50 Books That Define the Past Five Years in Literature and Why You the RA Librarian Should Care

Flavorwire ran this interesting list yesterday.

I am reposting it here for 3 reasons:

  1. I like the idea of putting recent good books in their contextual place.  Many on this list have become lost in the shuffle over the last five years, but most were critically acclaimed when they came out, thus purchased by most libraries.  Many are probably “lost" in the stacks waiting for someone to discover them again.

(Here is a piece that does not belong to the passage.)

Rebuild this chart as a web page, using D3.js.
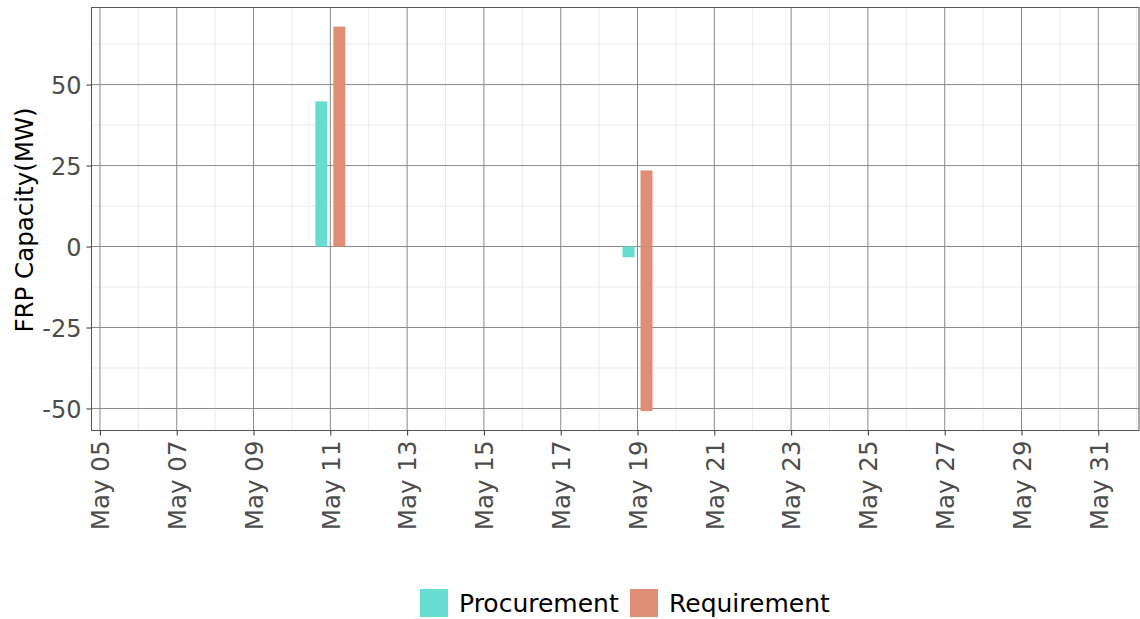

This annotated list, will jog your memory so you can book talk one of these titles to a patron who may love it.
  2. Again, you probably own most of these in your collections, and the five year mark is when we start thinking about weeding unread books.  Now might be the time to take a look at these 50 titles in particular, pull up your circ stats for each, and see if they are the right fit for your patron base.
  3. Finally, and most importantly, in this, the season of “BEST” books lists, I can promise that you will have a growing holds list for those titles appearing on the various lists of 2013’s best, but I would be willing to bet that you have a least of few of these “important” and “defining” titles from the Flavorwire list on your shelves at any given time throughout this year end “best” bonanza.  So, when a patron comes in asking for books on the year end “best” lists, after you offer to add them to the holds list, offer this alternative “best” list of books that at least one critic thinks can define a half-decade period.  Half a decade trumps best of the year any day.
Seriously though, most people are only looking for the books from the year end “best” lists because they don’t want to waste their time with a “bad” book.  If they can only read a few books a year, they want some kind of “seal of approval” from someone before they are willing to take the plunge [yes, even when the book is free from the library with no obligation to return it read]. So when they can’t find a book on the 2013 best list, try books from 2012’s or 2011’s lists.  Or even better, this Flavorwire list.

If your goal is to have your patrons leave satisfied [as it should be], offering one of these 50 titles will allow you to hit that goal.  Now, whether or not your patrons will like any book from any best list is another story, and probably best saved for another post because just because a book makes a best of the year list that does not mean that it is right for every reader.